Chief Justice of Liberia
- In office 1895–1910
- Preceded by: C. L. Parsons
- Succeeded by: James A. Toliver

Personal details
- Born: September 24, 1834 Savannah, Georgia, U.S.

= Zacharia B. Roberts =

Liberian minister (1834-?)

Zacharia B. Roberts (September 24, 1834 – ?) was an American-born Liberian minister, jurist and politician who served as Chief Justice of Liberia from 1895 to 1910.
==Biography==
Roberts was born on September 24, 1834, in Savannah, Georgia, U.S. He emigrated to Liberia in May 1849, sailing on the boat Huma and arriving at Sinoe on June 27, 1849. A student of theology, he entered the Baptist mission school at Grand Bassa in 1853, under the teaching of Rev. John H. Cheesman. He was ordained a Christian minister in 1858. In 1859, it was noted in the African Repository that Roberts was "laboring earnestly at Sino[e], and preaching to the natives in its vicinity". Late in his life, he was a church elder and still occasionally preached.

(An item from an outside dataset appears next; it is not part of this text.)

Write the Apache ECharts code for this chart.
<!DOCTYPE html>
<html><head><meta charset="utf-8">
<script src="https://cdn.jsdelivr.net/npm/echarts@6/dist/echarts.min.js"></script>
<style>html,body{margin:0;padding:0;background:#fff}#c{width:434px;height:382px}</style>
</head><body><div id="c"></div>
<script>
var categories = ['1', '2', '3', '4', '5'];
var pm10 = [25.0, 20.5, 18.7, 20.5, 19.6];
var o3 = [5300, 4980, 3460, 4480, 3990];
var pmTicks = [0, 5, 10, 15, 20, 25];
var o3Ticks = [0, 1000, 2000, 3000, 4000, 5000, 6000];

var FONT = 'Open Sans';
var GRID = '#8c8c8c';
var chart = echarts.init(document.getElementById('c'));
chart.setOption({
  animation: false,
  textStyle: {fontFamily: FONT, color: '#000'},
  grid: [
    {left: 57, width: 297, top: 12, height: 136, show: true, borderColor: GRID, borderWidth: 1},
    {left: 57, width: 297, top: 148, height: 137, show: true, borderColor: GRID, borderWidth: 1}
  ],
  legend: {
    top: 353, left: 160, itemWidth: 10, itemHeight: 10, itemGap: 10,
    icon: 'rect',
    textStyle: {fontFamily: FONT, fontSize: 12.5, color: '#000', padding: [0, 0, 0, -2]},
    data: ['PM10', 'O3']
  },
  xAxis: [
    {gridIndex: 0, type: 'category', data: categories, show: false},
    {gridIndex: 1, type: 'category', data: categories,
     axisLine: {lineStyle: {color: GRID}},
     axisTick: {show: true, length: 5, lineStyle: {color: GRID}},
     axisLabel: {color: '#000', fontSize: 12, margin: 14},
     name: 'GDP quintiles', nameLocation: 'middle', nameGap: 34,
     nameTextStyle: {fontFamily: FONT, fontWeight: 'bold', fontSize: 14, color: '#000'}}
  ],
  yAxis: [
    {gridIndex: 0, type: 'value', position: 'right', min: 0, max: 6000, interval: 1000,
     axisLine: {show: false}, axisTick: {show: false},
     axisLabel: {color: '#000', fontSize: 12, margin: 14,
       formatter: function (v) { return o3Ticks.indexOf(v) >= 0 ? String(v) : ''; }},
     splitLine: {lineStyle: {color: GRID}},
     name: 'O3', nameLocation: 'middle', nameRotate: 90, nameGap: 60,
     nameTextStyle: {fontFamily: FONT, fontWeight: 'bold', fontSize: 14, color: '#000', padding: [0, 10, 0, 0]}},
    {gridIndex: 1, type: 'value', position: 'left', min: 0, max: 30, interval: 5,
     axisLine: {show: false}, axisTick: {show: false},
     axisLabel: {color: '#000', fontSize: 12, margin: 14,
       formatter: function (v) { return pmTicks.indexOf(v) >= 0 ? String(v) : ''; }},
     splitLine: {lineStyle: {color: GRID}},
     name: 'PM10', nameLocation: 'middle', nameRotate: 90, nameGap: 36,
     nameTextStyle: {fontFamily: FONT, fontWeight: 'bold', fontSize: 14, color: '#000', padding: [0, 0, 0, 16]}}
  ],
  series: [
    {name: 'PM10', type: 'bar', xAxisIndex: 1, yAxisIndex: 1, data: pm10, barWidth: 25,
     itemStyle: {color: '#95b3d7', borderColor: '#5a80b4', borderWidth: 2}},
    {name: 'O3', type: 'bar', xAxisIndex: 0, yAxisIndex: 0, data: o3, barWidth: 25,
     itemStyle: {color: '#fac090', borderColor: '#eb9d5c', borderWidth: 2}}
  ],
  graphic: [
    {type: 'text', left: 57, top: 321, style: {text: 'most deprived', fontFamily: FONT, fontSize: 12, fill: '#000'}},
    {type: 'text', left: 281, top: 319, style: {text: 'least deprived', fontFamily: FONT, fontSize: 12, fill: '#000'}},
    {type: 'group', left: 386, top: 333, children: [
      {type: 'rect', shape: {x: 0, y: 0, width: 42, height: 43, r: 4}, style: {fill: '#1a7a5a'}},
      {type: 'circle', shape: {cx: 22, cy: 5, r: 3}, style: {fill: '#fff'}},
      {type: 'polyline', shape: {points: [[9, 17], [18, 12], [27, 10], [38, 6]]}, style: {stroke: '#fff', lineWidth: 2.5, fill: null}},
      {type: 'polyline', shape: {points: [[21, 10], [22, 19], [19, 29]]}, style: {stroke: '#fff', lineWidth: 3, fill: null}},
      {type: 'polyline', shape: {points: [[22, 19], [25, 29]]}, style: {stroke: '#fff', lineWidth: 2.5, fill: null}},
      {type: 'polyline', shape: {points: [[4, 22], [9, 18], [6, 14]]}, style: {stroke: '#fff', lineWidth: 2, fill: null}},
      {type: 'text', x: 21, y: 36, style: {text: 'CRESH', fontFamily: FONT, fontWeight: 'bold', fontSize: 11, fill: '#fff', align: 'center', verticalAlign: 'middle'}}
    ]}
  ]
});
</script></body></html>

Roberts began studying law in the late 1850s and was admitted to the bar in 1860. He was a successful attorney in the subsequent years. In 1863, he entered politics, winning election to the House of Representatives of Liberia. The journal Liberia noted that, "As a legislator he distinguished himself by securing the passage of several acts incorporating the native tribes into the body politic". After four years in the House of Representatives, he ran for office to the Senate of Liberia and won election, serving five years in that body. He also held the political positions of state attorney and commissioner to the native tribes of the interior.

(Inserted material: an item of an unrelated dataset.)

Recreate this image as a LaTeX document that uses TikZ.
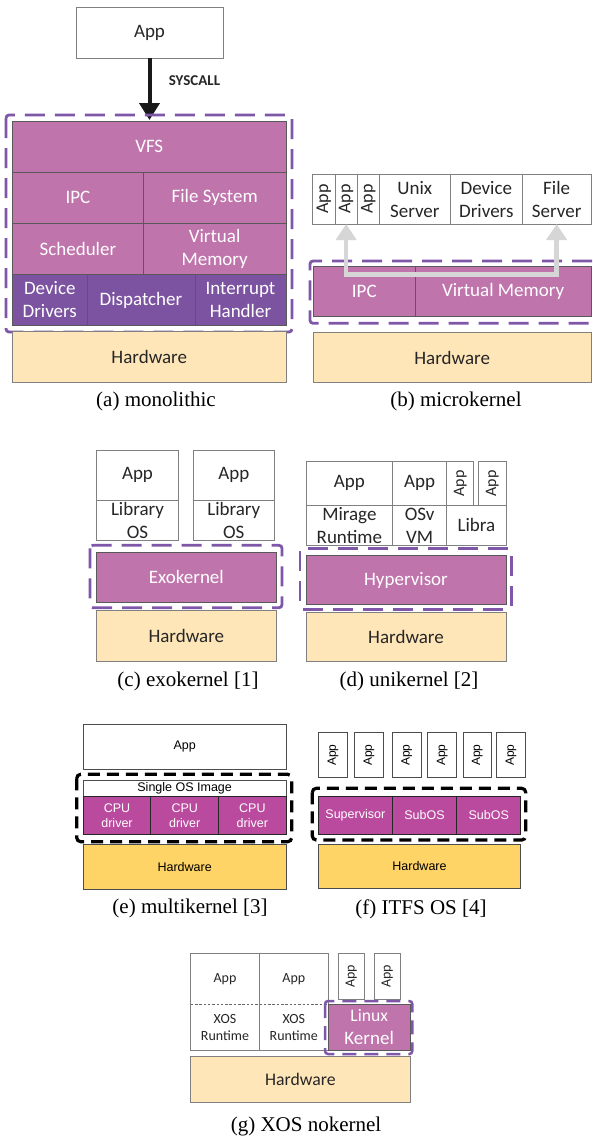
\documentclass[tikz,border=0pt]{standalone}
\usepackage{fontspec}
\setmainfont{Liberation Serif}
\newfontfamily\calib{Carlito}
\newfontfamily\helv{Liberation Sans}
\usetikzlibrary{arrows.meta}
\definecolor{kpurple}{HTML}{C074AC}
\definecolor{kdark}{HTML}{7B53A1}
\definecolor{kdash}{HTML}{7E57A8}
\definecolor{hwbeige}{HTML}{FFE6B9}
\definecolor{mag}{HTML}{BA4A9E}
\definecolor{hwyellow}{HTML}{FFD466}
\definecolor{bord}{HTML}{808080}
\definecolor{kbord}{HTML}{595959}
\definecolor{arrgray}{HTML}{D6D6D6}
\definecolor{txt}{HTML}{262626}
\newcommand\mkbox[7]{%
  \pgfmathsetmacro\mkw{(#4)-(#2)}%
  \pgfmathsetmacro\mkh{(#5)-(#3)}%
  \node[#6, minimum width=\mkw pt, minimum height=\mkh pt] (#1) at ({((#2)+(#4))/2},{((#3)+(#5))/2}) {#7};}
\tikzset{
  base/.style={inner sep=0pt, outer sep=0pt, align=center},
  fA/.style={font=\calib\fontsize{19}{23}\selectfont},
  fS/.style={font=\calib\fontsize{14}{16.7}\selectfont},
  fH/.style={font=\helv\fontsize{12.5}{15}\selectfont},
  wbox/.style={base, fA, draw=bord, line width=0.8pt, fill=white, text=txt},
  kbox/.style={base, fA, draw=kbord, line width=0.8pt, fill=kpurple, text=white},
  dbox/.style={base, fA, draw=kbord, line width=0.8pt, fill=kdark, text=white},
  hwbox/.style={base, fA, draw=bord, line width=0.8pt, fill=hwbeige, text=txt},
  wboxH/.style={base, fH, draw=black!70, line width=0.7pt, fill=white, text=black},
  mbox/.style={base, fH, draw=black!85, line width=0.7pt, fill=mag, text=white},
  ybox/.style={base, fH, draw=black!70, line width=0.7pt, fill=hwyellow, text=black},
  plainbox/.style={base, font=\calib\fontsize{14}{16.7}\selectfont, text=txt},
  pframe/.style={draw=kdash, line width=2.8pt, dash pattern=on 20pt off 10pt, rounded corners=3pt},
  pframeS/.style={draw=kdash, line width=2.5pt, dash pattern=on 14pt off 8pt, rounded corners=3pt},
  bframe/.style={draw=black, line width=3.2pt, dash pattern=on 12pt off 7pt, rounded corners=4pt},
  caption/.style={font=\fontsize{21}{24}\selectfont, inner sep=0pt},
  rot/.style={rotate=90, inner sep=0pt, text=txt}
}
\begin{document}
\begin{tikzpicture}[x=1pt,y=-1pt]
\useasboundingbox[fill=white] (0,0) rectangle (592,1138);

% ---------- (a) monolithic ----------
\mkbox{appA}{76}{7}{223}{58}{wbox}{App}
\coordinate (aTip) at (149.5,120);
\draw[line width=4pt, black!90, -{Triangle[width=20pt,length=17pt]}] (appA.south) -- (aTip);
\node[base, font=\calib\bfseries\fontsize{15}{18}\selectfont, text=txt] (sys) at (194.5,81) {SYSCALL};
\draw[pframe] (6,115) rectangle (292,332);
\mkbox{vfs}{12.5}{121}{286}{172.3}{kbox}{VFS}
\mkbox{ipc}{12.5}{172.3}{143.3}{223.3}{kbox}{IPC}
\mkbox{fs}{143.3}{172.3}{286}{223.3}{kbox}{File System}
\mkbox{sch}{12.5}{223.3}{143.3}{274.3}{kbox}{Scheduler}
\mkbox{vm}{143.3}{223.3}{286}{274.3}{kbox}{Virtual\\Memory}
\mkbox{dd}{12.5}{274.3}{87}{325.7}{dbox}{Device\\Drivers}
\mkbox{disp}{87}{274.3}{195}{325.7}{dbox}{Dispatcher}
\mkbox{ih}{195}{274.3}{286}{325.7}{dbox}{Interrupt\\Handler}
\mkbox{hwA}{12.5}{331.7}{286}{382.3}{hwbox}{Hardware}
\node[caption] (capA) at (156,401) {(a) monolithic};

% ---------- (b) microkernel ----------
\mkbox{bapp1}{312.7}{174.3}{335}{224}{wbox}{}
\mkbox{bapp2}{335}{174.3}{357.3}{224}{wbox}{}
\mkbox{bapp3}{357.3}{174.3}{379.3}{224}{wbox}{}
\node[rot, font=\calib\fontsize{18}{20}\selectfont] (bt1) at (bapp1.center) {App};
\node[rot, font=\calib\fontsize{18}{20}\selectfont] (bt2) at (bapp2.center) {App};
\node[rot, font=\calib\fontsize{18}{20}\selectfont] (bt3) at (bapp3.center) {App};
\mkbox{unix}{379.3}{174.3}{450.3}{224}{wbox}{Unix\\Server}
\mkbox{bdd}{450.3}{174.3}{522.3}{224}{wbox}{Device\\Drivers}
\mkbox{fsrv}{522.3}{174.3}{591}{224}{wbox}{File\\Server}
\draw[pframe] (592,261) -- (310,261) -- (310,323.3) -- (592,323.3);
\mkbox{bipc}{313.3}{266.7}{415.3}{316}{kbox}{IPC}
\mkbox{bvm}{415.3}{266.7}{591}{316}{kbox}{Virtual Memory}
\mkbox{hwB}{313.3}{332.7}{591}{382.7}{hwbox}{Hardware}
\draw[arrgray, line width=4.5pt, {Triangle[width=20pt,length=16pt]}-{Triangle[width=20pt,length=16pt]}]
  (bapp2.south) -- ++(0,50.3) -| (fsrv.south);
\node[caption] (capB) at (456,401) {(b) microkernel};

% ---------- (c) exokernel ----------
\mkbox{capp1}{96.7}{450}{178.3}{500.3}{wbox}{App}
\mkbox{clib1}{96.7}{500.3}{178.3}{540.7}{wbox}{\fontsize{19}{22}\selectfont Library\\OS}
\mkbox{capp2}{193.3}{450}{274.3}{500.3}{wbox}{App}
\mkbox{clib2}{193.3}{500.3}{274.3}{540.7}{wbox}{\fontsize{19}{22}\selectfont Library\\OS}
\draw[pframe] (90,545.3) rectangle (282,607.7);
\mkbox{exo}{96.7}{552.3}{276}{602.3}{kbox}{Exokernel}
\mkbox{hwC}{96.7}{610.7}{276}{661}{hwbox}{Hardware}
\node[caption] (capC) at (188,681) {(c) exokernel [1]};

% ---------- (d) unikernel ----------
\mkbox{dapp1}{306}{461}{392.7}{505.7}{wbox}{App}
\mkbox{dapp2}{392.7}{461}{446.7}{505.7}{wbox}{App}
\mkbox{dapp3}{446.7}{461}{473.7}{505.7}{wbox}{}
\mkbox{dapp4}{478.7}{461}{506}{505.7}{wbox}{}
\node[rot, font=\calib\fontsize{16}{18}\selectfont] (dt3) at (dapp3.center) {App};
\node[rot, font=\calib\fontsize{16}{18}\selectfont] (dt4) at (dapp4.center) {App};
\mkbox{mir}{306}{505.7}{392.7}{545}{wbox}{\fontsize{19}{22.7}\selectfont Mirage\\Runtime}
\mkbox{osv}{392.7}{505.7}{446.7}{545}{wbox}{\fontsize{19}{22.7}\selectfont OSv\\VM}
\mkbox{libra}{446.7}{505.7}{506}{545}{wbox}{Libra}
\draw[pframe] (300,548.3) rectangle (511.7,609.3);
\mkbox{hyp}{306}{555.7}{506}{604.3}{kbox}{Hypervisor}
\mkbox{hwD}{306}{612.7}{506}{661}{hwbox}{Hardware}
\node[caption] (capD) at (409,681) {(d) unikernel [2]};

% ---------- (e) multikernel ----------
\mkbox{eapp}{83.3}{724.3}{286}{769}{wboxH}{App}
\draw[bframe] (76.7,774.3) rectangle (291.7,841.7);
\mkbox{sos}{83.3}{780}{286}{796.7}{wboxH}{Single OS Image}
\mkbox{cpu1}{83.3}{796.7}{150.7}{834.3}{mbox}{CPU\\driver}
\mkbox{cpu2}{150.7}{796.7}{218.7}{834.3}{mbox}{CPU\\driver}
\mkbox{cpu3}{218.7}{796.7}{286}{834.3}{mbox}{CPU\\driver}
\mkbox{hwE}{83.3}{844.3}{286}{889}{ybox}{Hardware}
\node[caption] (capE) at (190,908) {(e) multikernel [3]};

% ---------- (f) ITFS OS ----------
\foreach \i/\xa/\xb in {1/318.3/347.7, 2/354.3/383.7, 3/392.3/421.3, 4/427.7/456.7, 5/463/491.7, 6/496.7/525.3}{
  \mkbox{fapp\i}{\xa}{732.7}{\xb}{777.3}{wboxH}{}
  \node[rot, font=\helv\fontsize{12}{14}\selectfont, text=black] (ft\i) at (fapp\i.center) {App};
}
\draw[bframe] (312.3,788.3) rectangle (525.7,840);
\mkbox{sup}{318.3}{796}{392.3}{834}{mbox}{Supervisor}
\mkbox{sub1}{392.3}{796}{456.7}{834}{mbox}{SubOS}
\mkbox{sub2}{456.7}{796}{520.7}{834}{mbox}{SubOS}
\mkbox{hwF}{318.3}{844}{520.7}{888.3}{ybox}{Hardware}
\node[caption] (capF) at (421,909) {(f) ITFS OS [4]};

% ---------- (g) XOS nokernel ----------
\mkbox{gapp1}{190.7}{953.3}{259.3}{1004.3}{plainbox}{App}
\mkbox{gapp2}{259.3}{953.3}{328.3}{1004.3}{plainbox}{App}
\mkbox{grt1}{190.7}{1004.3}{259.3}{1050}{plainbox}{XOS\\Runtime}
\mkbox{grt2}{259.3}{1004.3}{328.3}{1050}{plainbox}{XOS\\Runtime}
\draw[bord, line width=0.8pt] (gapp1.north west) rectangle (grt2.south east);
\draw[bord, line width=0.8pt] (gapp1.north east) -- (grt1.south east);
\draw[black!60, line width=0.6pt, dash pattern=on 2.5pt off 1.8pt] (grt1.north west) -- (grt2.north east);
\mkbox{gapp3}{338.3}{953.3}{364}{999.3}{wbox}{}
\mkbox{gapp4}{374.3}{953.3}{400}{999.3}{wbox}{}
\node[rot, font=\calib\fontsize{14}{16}\selectfont] (gt3) at (gapp3.center) {App};
\node[rot, font=\calib\fontsize{14}{16}\selectfont] (gt4) at (gapp4.center) {App};
\draw[pframeS] (325,1001) rectangle (412.3,1054);
\mkbox{lk}{328.3}{1004.3}{410}{1050}{kbox}{\fontsize{17.6}{23}\selectfont Linux\\Kernel}
\mkbox{hwG}{190.7}{1056.7}{410}{1102.3}{hwbox}{\fontsize{17.7}{21}\selectfont Hardware}
\node[caption] (capG) at (306,1126) {(g) XOS nokernel};
\end{tikzpicture}
\end{document}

Roberts served as a judge of the county court. By 1882, he held the role of judge of court of quarter sessions and common pleas. In 1884, he became an associate justice of the Supreme Court of Liberia, a role he held through 1894. After the resignation of Chief Justice C. L. Parsons, Roberts was appointed by President Joseph James Cheeseman in 1895 to become the new Chief Justice of Liberia. He served in this role until 1910, when he was succeeded by James A. Toliver.

Roberts received several honors, including being named an honorary Doctor of Laws by Liberia College. He was also named Knight Commander of the Humane Order of African Redemption by President Hilary R. W. Johnson.